Sunday, July 07, 2024

Problems with the THE Reputation Rankings

THE has spent a lot of time and words proclaiming that it is trusted by administrators, students, sponsors, and the like. Perhaps it is, but whether it deserves to be is another matter. A recent article in THE  suggests that THE has made a mess of its reputation rankings and is scrambling to put things right.

Until 2021, THE used Elsevier to conduct its teaching and research reputation survey. The 2020-21 survey received 10,963  responses and was calibrated to ensure proper representation of regions and subjects. 

The survey was brought in-house in 2022, and since then, the number of responses has increased substantially to 29,606 in 2022, 38,796 in 2023, and 55,689 in 2024.

When the number of responses increases so dramatically, one should wonder exactly how this was achieved. Was it by sending out more surveys, improving the response rate, or institutional efforts to encourage participation? 

When the results were announced in February, THE declared that a number of Arab universities had achieved remarkable results in the reputation survey.

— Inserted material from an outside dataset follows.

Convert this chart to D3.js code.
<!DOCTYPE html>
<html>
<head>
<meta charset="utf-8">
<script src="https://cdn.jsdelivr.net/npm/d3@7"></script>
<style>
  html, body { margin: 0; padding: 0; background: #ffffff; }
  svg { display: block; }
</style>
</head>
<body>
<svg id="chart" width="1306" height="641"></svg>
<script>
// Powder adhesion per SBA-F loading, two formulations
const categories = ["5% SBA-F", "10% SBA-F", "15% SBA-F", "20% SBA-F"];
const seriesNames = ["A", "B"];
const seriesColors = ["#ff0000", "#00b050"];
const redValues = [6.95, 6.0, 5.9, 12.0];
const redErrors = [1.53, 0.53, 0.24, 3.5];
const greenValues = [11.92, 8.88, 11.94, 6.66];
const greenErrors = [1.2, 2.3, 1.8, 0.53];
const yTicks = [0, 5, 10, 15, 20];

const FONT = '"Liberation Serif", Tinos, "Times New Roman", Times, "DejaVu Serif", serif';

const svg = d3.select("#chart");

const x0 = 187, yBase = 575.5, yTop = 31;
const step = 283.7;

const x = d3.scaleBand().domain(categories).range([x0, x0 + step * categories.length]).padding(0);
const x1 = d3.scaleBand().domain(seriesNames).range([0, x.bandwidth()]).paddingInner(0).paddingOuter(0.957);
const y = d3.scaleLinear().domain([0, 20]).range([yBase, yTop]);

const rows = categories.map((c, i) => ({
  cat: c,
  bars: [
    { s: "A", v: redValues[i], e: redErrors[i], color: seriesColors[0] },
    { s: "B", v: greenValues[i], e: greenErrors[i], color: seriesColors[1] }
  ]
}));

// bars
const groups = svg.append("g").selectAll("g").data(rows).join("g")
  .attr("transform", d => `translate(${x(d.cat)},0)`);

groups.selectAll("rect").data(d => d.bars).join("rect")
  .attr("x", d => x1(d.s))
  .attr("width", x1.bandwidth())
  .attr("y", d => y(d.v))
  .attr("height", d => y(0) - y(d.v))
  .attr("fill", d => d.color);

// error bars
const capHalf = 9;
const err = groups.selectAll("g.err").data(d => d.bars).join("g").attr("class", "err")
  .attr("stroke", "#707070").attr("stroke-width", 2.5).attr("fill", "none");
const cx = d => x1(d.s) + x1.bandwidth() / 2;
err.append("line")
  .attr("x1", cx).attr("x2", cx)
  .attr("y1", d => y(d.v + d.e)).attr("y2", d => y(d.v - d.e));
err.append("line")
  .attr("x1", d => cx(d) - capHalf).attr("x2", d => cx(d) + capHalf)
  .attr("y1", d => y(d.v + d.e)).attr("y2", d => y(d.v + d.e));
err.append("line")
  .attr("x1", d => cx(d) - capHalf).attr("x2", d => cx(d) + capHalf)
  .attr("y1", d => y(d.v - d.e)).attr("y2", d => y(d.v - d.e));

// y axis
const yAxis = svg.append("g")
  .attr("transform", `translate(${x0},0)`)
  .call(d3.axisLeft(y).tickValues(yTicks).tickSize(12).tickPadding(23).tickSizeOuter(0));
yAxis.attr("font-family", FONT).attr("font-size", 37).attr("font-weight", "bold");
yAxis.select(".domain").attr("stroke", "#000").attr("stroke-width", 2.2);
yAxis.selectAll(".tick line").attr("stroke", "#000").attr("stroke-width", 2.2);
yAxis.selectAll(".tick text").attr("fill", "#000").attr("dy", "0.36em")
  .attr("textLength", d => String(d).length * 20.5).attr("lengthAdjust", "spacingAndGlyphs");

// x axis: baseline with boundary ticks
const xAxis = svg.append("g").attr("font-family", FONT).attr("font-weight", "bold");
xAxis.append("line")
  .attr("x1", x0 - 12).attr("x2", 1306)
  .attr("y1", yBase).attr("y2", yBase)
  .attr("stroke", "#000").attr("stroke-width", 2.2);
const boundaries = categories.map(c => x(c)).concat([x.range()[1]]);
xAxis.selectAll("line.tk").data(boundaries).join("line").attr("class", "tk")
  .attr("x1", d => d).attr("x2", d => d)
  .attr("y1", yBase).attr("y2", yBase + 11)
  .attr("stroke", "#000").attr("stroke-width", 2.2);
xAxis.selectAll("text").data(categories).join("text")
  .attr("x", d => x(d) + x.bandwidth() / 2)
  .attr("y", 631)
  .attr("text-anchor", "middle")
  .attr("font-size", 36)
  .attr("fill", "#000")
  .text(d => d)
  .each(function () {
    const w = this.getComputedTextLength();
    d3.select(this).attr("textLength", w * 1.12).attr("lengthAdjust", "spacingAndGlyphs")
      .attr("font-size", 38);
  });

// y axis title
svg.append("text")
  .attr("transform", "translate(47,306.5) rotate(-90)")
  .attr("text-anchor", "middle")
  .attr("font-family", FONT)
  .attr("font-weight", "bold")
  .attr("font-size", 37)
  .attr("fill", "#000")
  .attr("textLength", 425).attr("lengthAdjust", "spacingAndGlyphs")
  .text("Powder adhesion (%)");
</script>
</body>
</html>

THE conceded that this stellar performance was largely a regional affair that did not extend to the rest of the world. 

But that was not all. Several Arab universities have been making big strides and improving citation, publication, and patent scores: Cairo University, King Abdullah University of Science and Technology, UAE University, and Qatar University. 

The universities getting high scores in the THE rankings were less well-known in the Arab region and had received much lower scores for reputation in the US News and QS rankings. However, they are likely to do well in the forthcoming THE world and Arab university rankings.

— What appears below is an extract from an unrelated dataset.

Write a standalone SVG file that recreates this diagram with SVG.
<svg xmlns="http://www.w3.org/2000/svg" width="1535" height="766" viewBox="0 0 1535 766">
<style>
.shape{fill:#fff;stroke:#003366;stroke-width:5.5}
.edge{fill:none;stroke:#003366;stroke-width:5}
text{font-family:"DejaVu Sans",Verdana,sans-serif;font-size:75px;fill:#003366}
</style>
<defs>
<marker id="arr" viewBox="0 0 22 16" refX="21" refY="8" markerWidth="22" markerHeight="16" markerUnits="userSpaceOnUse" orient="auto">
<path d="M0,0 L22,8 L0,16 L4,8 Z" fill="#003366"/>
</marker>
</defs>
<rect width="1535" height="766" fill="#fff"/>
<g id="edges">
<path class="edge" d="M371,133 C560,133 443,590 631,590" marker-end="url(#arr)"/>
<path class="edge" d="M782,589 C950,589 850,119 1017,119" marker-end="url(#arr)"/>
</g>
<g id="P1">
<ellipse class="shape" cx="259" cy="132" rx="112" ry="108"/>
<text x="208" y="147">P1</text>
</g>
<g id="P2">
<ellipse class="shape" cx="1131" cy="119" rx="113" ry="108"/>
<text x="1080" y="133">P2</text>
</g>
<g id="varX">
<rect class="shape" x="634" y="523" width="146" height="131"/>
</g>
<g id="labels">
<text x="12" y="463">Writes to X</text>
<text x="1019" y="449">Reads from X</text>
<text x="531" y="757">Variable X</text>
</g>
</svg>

THE has now admitted that some universities were encouraging researchers to vote for their own institutions and that there may have been "agreed relationships" between universities. THE is now talking about rewarding respondent diversity, that is getting support from more than just a few institutions.

It is regrettable that THE did not notice this earlier. If it does encourage such diversity, then quite a few universities will suffer dramatic falls in the rankings this year and next.

Anyway, THE could do a few things to improve the validity of its reputation survey. It could eliminate self-voting altogether, give a higher weighting to votes from other countries, as QS does, add a separate ranking for regional reputation, and combine scores for a number of years.

The problems with the reputation metrics seem to have begun with THE starting its own survey. It would be a good idea to go back to letting Elsevier do the survey. THE is undeniably brilliant at event management and public relations, although perhaps not jaw-droppingly so. However, it is not so good at rankings or data processing.